Contrairement à nos amis germaniques, le Général souhaitait que l’Europe devienne une alliance autonome, qui aurait permis aux Etats-Nations européens de reconquérir leur place dans le monde. Aussi soutint-il très vigoureusement l’idée d’une Défense européenne, bien qu’il s’opposât, non sans raison, à la CED, qui aurait pu menacer l’Empire français, notamment en Indochine, où intérêts français et américains étaient en conflit – mais il fut l’un des rares, en France, à accepter le réarmement de la BRD prévu dans le cadre de la Communauté Européenne de Défense, ce qui démontre la sincérité de son engagement européen, pourtant encore aujourd’hui discuté.
C’est justement en matière de Défense commune européenne que le Président Emmanuel Macron entend convaincre les Allemands, dans un contexte de possibles effondrement de l’Ukraine et d’annexion russe. Pour cela, il se dirait prêt, en coulisses, à partager la force de dissuasion française avec l’Union Européenne.

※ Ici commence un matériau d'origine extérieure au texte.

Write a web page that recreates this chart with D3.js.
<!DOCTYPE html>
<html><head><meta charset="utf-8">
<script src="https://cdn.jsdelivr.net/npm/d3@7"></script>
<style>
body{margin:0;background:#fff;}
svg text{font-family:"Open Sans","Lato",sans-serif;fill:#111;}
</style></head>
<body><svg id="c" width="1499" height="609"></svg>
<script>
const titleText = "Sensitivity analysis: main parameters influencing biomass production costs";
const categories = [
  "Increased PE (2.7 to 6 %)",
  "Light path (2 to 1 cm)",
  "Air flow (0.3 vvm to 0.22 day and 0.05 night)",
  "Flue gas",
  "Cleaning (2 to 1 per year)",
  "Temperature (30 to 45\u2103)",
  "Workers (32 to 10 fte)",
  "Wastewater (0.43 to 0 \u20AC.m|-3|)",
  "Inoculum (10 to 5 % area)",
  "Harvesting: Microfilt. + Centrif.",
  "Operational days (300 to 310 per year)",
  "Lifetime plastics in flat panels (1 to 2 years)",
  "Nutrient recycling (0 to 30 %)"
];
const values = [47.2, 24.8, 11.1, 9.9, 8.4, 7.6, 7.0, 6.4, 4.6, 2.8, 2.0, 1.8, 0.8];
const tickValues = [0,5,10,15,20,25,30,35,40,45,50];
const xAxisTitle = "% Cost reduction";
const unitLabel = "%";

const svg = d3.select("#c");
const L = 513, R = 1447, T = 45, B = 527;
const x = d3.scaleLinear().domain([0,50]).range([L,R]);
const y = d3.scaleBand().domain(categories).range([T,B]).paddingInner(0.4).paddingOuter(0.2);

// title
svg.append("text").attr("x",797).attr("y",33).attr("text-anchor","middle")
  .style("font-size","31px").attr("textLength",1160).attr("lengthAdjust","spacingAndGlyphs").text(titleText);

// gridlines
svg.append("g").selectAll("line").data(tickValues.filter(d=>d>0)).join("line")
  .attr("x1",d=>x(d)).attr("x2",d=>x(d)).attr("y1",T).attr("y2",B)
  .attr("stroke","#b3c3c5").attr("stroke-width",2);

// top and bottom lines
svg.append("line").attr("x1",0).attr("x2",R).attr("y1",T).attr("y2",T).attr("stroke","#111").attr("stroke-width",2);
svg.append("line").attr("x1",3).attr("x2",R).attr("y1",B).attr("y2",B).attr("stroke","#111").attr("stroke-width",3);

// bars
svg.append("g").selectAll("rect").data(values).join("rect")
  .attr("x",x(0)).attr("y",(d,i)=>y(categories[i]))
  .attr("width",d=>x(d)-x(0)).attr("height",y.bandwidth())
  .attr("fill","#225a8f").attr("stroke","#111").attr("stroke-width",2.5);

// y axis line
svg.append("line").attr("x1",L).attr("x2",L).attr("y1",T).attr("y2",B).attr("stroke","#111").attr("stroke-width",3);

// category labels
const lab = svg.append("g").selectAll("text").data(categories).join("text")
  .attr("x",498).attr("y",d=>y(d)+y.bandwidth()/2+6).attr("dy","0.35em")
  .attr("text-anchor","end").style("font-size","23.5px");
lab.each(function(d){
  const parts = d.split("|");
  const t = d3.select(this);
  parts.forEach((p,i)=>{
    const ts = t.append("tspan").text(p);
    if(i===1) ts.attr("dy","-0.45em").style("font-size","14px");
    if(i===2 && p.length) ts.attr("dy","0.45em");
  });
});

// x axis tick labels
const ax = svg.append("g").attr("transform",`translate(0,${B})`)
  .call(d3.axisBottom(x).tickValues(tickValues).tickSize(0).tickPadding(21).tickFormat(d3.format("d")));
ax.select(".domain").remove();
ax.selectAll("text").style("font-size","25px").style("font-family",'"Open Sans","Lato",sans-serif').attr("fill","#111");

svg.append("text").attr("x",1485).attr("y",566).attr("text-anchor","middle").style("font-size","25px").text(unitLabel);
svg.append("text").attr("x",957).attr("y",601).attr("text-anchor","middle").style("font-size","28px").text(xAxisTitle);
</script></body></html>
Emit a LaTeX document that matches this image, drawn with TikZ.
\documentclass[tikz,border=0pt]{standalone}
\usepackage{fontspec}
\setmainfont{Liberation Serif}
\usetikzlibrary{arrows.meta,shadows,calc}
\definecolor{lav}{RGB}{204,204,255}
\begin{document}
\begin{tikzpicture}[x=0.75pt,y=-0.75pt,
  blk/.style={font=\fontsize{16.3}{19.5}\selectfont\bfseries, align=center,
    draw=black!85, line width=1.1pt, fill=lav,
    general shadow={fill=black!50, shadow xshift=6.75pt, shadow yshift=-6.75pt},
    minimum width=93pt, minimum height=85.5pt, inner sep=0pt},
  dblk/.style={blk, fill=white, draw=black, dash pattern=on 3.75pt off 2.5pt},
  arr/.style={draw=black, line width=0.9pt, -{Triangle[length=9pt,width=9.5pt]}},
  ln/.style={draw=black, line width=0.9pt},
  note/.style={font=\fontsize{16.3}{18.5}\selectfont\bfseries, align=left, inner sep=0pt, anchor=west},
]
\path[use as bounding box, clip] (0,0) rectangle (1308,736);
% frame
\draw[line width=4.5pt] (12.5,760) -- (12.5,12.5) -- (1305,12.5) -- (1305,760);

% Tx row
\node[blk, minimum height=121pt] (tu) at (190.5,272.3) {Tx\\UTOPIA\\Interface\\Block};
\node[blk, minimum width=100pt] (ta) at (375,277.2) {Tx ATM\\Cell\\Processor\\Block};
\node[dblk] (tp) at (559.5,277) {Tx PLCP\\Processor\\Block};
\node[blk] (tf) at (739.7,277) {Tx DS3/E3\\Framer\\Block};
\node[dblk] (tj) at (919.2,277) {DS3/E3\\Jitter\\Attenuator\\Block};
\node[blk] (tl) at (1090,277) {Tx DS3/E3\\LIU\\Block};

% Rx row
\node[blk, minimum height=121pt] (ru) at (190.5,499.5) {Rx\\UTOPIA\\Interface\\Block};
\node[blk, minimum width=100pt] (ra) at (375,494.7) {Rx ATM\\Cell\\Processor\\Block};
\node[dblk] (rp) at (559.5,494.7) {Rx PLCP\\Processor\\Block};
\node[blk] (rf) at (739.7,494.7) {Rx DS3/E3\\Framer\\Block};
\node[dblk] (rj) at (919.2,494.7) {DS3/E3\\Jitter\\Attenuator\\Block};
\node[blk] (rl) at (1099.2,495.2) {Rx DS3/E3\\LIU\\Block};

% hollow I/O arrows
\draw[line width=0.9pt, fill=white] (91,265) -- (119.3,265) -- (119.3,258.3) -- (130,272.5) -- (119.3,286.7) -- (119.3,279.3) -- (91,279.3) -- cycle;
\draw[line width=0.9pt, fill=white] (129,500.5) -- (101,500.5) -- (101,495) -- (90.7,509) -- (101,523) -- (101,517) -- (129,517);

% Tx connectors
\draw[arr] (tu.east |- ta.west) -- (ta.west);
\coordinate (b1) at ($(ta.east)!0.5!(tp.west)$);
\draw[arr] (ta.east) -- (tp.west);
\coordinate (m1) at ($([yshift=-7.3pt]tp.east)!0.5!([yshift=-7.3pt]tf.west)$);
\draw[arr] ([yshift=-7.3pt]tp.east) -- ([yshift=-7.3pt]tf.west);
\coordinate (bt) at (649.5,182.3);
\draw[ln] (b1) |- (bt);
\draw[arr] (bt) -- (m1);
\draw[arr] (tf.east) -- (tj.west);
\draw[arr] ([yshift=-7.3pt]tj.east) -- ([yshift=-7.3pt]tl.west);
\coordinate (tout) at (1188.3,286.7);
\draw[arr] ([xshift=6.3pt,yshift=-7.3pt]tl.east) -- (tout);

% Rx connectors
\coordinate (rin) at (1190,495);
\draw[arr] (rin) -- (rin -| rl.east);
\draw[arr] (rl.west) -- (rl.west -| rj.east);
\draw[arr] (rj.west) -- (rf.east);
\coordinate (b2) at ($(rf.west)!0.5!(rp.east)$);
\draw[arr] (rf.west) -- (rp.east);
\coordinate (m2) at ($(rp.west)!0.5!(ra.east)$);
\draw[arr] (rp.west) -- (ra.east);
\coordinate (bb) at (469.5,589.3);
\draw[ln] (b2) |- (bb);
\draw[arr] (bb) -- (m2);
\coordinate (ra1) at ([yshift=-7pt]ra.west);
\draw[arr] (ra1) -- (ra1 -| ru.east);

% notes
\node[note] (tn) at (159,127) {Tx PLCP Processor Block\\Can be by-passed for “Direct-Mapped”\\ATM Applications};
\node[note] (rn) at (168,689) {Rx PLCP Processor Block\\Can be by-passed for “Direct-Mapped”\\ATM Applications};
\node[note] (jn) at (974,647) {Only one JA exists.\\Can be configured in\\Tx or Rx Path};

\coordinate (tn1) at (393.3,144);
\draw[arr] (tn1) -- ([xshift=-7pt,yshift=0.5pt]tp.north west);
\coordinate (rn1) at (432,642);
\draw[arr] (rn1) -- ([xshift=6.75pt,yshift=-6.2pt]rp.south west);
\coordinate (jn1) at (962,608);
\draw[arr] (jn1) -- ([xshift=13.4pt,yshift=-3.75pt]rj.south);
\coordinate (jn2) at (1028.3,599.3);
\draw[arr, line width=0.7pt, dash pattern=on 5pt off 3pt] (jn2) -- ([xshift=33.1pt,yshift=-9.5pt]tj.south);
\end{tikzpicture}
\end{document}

Une idée qui est née en Allemagne, d’abord dans le seul but d’embarrasser les Français quand ils se feraient trop pressants en matière de souveraineté européenne, qu’on décode, Outre-Rhin, comme de l’anti-atlantisme, avant de ne s’imposer comme un nouvel axe de politique étrangère allemande, Berlin lorgnant non seulement sur la force de dissuasion française, mais aussi sur le siège permanent au Conseil de Sécurité de l’ONU.
De l’avis de beaucoup au sein des élites militaires françaises, une telle concession ne servirait en rien les intérêts de l’Union Européenne et n’aboutirait à aucune Défense commune, mais paralyserait la force de dissuasion française ainsi que le siège permanent au Conseil de Sécurité de l’ONU et renforcerait l’influence américaine.
Une influence que Monsieur Macron, le plus atlantiste des présidents de la Vème République, ne considère pas comme un problème, contrairement à ce que pourraient laisser penser ses velléités contre les géants américains du numérique et sa rhétorique du non-alignement, qui ne visent qu’accessoirement les Etats-Unis et la Chine.
Pourtant, c’est bel et bien la relation germano-américaine qui freine, pour le moment, la réalisation d’une Défense commune européenne (et non d’une CED bis), qui puisse être acceptée par l’état-major de la seule puissance nucléaire de l’UE. Comment le Président français peut-il donc avancer sur le sujet en ignorant ou en éludant ce fait ?
Il rentre en France, d’ailleurs, sans aucun résultat en la matière, pas même sur le dossier ukrainien, tandis que la Russie poursuit impunément son offensive en Ukraine et que le prochain Parlement Européen devrait compter plus de députés pro-russes, d’après différents sondages qui donnent l’Extrême Droite en progression par rapport à 2019 – une progression que d’aucuns expliquent par le nouveau Maccarthysme qui s’est emparé de l’Europe depuis les pogroms du 7 octobre et la guerre à Gaza.
Finalement, peut-être eût-il mieux valu, pour ces chances de succès, qu’Emmanuel Macron ne choisît pas un Land qui a donné son nom à une campagne fatale, quand bien même Dresde fut une victoire napoléonienne.